Change 6: Dial your refrigerator to about 37°F and your freezer to 0°F, and check door seals. Colder settings than necessary increase run time and energy use; nudging to the recommended targets keeps food safe without overchilling. A simple paper-test tells you if the gasket is doing its job: close the door on a strip of paper and tug—if it slips out easily, the seal may need cleaning or replacement. Keep a few inches of space behind the fridge for airflow and avoid crowding the front grille. A typical refrigerator can consume 1–2 kWh per day; trimming unnecessary runtime by even 10% adds up to meaningful annual savings.
These three tweaks harmonize: less heat wasted from your tank, fewer hot-water demands in the laundry, and a fridge that runs only as hard as it needs to. None require a remodel—just a thermometer check, a dial turn, a couple of foam sleeves, and a clothespin or two.
Seal and Breathe: Tighten the Envelope, Help the Airflow
Change 7: Weatherstrip exterior doors and seal small window gaps. Even a slim gap around a door can add up to the equivalent of a palm-sized hole in your wall. Infiltration forces your heating and cooling system to condition outdoor air you never asked inside. Low-cost adhesive weatherstripping and a door sweep can be installed in an hour with scissors and a screwdriver. Rope caulk or removable sealant fills seasonal window cracks neatly. While exact savings vary by climate and home age, reducing uncontrolled air leaks often cuts heating and cooling energy by a noticeable margin—frequently in the 5–15% range. You feel the difference immediately: fewer drafts on your ankles, less dust, and a quieter home.

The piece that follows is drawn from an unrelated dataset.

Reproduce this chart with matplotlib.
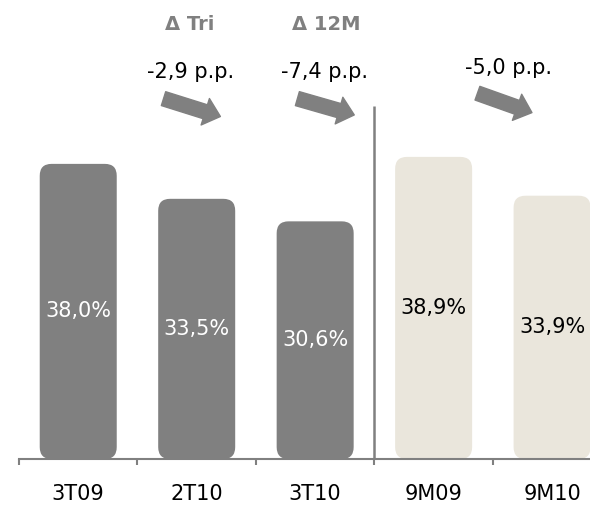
import matplotlib
matplotlib.use('Agg')
import matplotlib.pyplot as plt
from matplotlib.patches import FancyBboxPatch

# dados do grafico
categorias = ['3T09', '2T10', '3T10', '9M09', '9M10']
valores = [38.0, 33.5, 30.6, 38.9, 33.9]
rotulos = ['38,0%', '33,5%', '30,6%', '38,9%', '33,9%']
cores = ['#808080', '#808080', '#808080', '#EAE6DC', '#EAE6DC']
cor_texto = ['white', 'white', 'white', 'black', 'black']

variacoes = ['-2,9 p.p.', '-7,4 p.p.', '-5,0 p.p.']
titulos = ['\u0394 Tri', '\u0394 12M']

cinza = '#808080'

fig = plt.figure(figsize=(5.9, 5.07), dpi=100)
ax = fig.add_axes([19 / 590, 48 / 507, 571 / 590, 459 / 507])
ax.set_xlim(-0.5, 4.32)
ax.set_ylim(0, 59.1)

barras = ax.bar(range(len(categorias)), valores, width=0.65, color=cores)

# troca as barras por retangulos arredondados
aspecto = (571 / 4.82) / (459 / 59.1)
for b, cor in zip(barras, cores):
    x, y = b.get_xy()
    caixa = FancyBboxPatch((x, y), b.get_width(), b.get_height(),
                           boxstyle='round,pad=0,rounding_size=0.1',
                           mutation_aspect=aspecto, facecolor=cor,
                           edgecolor='none', zorder=2)
    ax.add_patch(caixa)
    b.remove()

for i, (v, r, c) in enumerate(zip(valores, rotulos, cor_texto)):
    ax.text(i, v / 2, r, ha='center', va='center', fontsize=15, color=c, zorder=3)

# linha vertical separando trimestre e acumulado
ax.vlines(2.5, 0, 45.5, color=cinza, linewidth=1.8, zorder=3)

# eixos
for s in ['top', 'left', 'right']:
    ax.spines[s].set_visible(False)
ax.spines['bottom'].set_color(cinza)
ax.spines['bottom'].set_linewidth(1.5)
ax.spines['bottom'].set_zorder(4)
ax.set_yticks([])
ax.set_xticks(range(len(categorias)))
ax.set_xticklabels(categorias, fontsize=15)
ax.set_xticks([-0.5, 0.5, 1.5, 2.5, 3.5], minor=True)
ax.tick_params(axis='x', which='major', length=0, pad=18)
ax.tick_params(axis='x', which='minor', length=4.5, width=1.5, color=cinza)

# titulos e variacoes
ax.text(0.94, 56.0, titulos[0], ha='center', va='center', fontsize=14,
        color=cinza, fontweight='bold')
ax.text(2.09, 56.0, titulos[1], ha='center', va='center', fontsize=14,
        color=cinza, fontweight='bold')
ax.text(0.95, 49.8, variacoes[0], ha='center', va='center', fontsize=15)
ax.text(2.08, 49.8, variacoes[1], ha='center', va='center', fontsize=15)
ax.text(3.63, 50.3, variacoes[2], ha='center', va='center', fontsize=15)

setas = [((0.72, 46.4), (1.20, 44.1)),
         ((1.85, 46.4), (2.33, 44.3)),
         ((3.37, 47.1), (3.83, 44.6))]
for inicio, fim in setas:
    ax.annotate('', xy=fim, xytext=inicio,
                arrowprops=dict(arrowstyle='simple,head_length=0.6,head_width=1.05,tail_width=0.55',
                                mutation_scale=19, color=cinza, shrinkA=0, shrinkB=0))

fig.savefig('out.png', dpi=100)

Change 8: Replace or clean HVAC filters regularly and keep vents clear. Airflow is the lifeblood of your system. A clogged filter makes the blower work longer and harder, wasting electricity and wearing components. For many homes, a mid-grade filter changed every 1–3 months balances capture and flow; check monthly during heavy use and replace when it looks gray across the surface. Avoid stacking furniture or rugs over return grilles, and keep supply vents open—closing too many can increase duct pressure and reduce efficiency. If you hear whistling at a closet return or see a filter bowing into the frame, it’s a sign the system is straining.
Quick checklist for a tighter, smoother-running home:
– Shine a flashlight around door frames at night; if you see light through the cracks, add weatherstripping there first.

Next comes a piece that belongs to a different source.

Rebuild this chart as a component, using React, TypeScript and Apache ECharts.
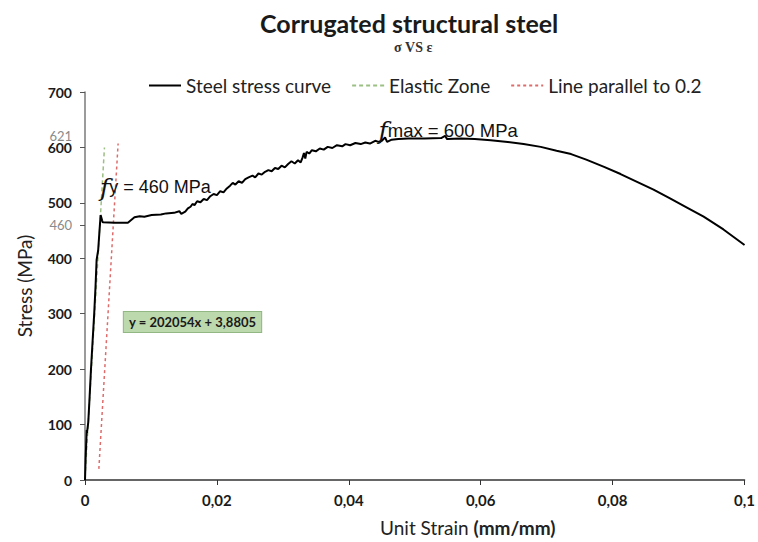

– Close the fireplace damper when not in use; it’s essentially an open window otherwise.
– Vacuum floor registers and the area around returns to keep dust from matting the filter prematurely.
These envelope and airflow fixes don’t demand technical skills—just attention and a few dollars in materials. Yet they lighten your system’s workload, reducing run time and nudging your monthly bill lower with every hour of comfortable, well-managed air.
Thermostat Strategy, Ceiling Fans, and a 30-Day Action Plan
Change 9: Program thermostat setbacks and use ceiling fans seasonally. For heating and cooling, a small change in setpoint pays real dividends. A rule of thumb: each degree of setback can save around 1–3% on heating or cooling energy over the affected period. Try a 2–4°F shift while you sleep and when you’re away. In summer, run ceiling fans counterclockwise to create a breeze that makes the room feel 3–4°F cooler, allowing you to raise the thermostat without sacrificing comfort. In winter, set fans to a gentle clockwise spin on low to push warm air down from the ceiling—just enough to even out the temperature without a draft. Remember to turn fans off when you leave the room; they cool people, not air.
Stacking your nine changes multiplies the impact, but you don’t have to do them all at once. Here’s a practical 30-day plan:
– Week 1: Replace the most-used bulbs with LEDs; add a sensor to one hallway or closet.
– Week 2: Install an advanced power strip at your TV or desk; adjust fridge and freezer to 37°F/0°F and do the paper-test on gaskets.
– Week 3: Set your water heater to 120°F; slip foam sleeves on the first six feet of hot pipe; switch laundry to cold and air-dry one load.
– Week 4: Weatherstrip the draftiest door; change the HVAC filter; program a thermostat schedule and set fans for the season.
What to expect, realistically: most homes see incremental, compounding savings rather than a single dramatic plunge. Knocking 5–15% off electric use over a few months is common when these habits stick, with higher gains in gadget-heavy or drafty homes. The intangible perks are real, too—quieter rooms, steadier temperatures, fewer burnt-out bulbs, and the calm of a system that isn’t straining. If you rent, nearly all these changes are renter-friendly and reversible; if you own, they lay the groundwork for future upgrades like higher-efficiency appliances or added insulation.
Conclusion: Your bill is the scoreboard, but comfort and control are the game. By focusing on small, repeatable actions—LEDs, smart plug zones, right-sized temperatures, sealed edges, clean airflow, and thoughtful thermostat use—you turn energy efficiency into a routine rather than a project. Start with the easiest win on your list tonight, and let tomorrow’s savings follow the flip of a switch.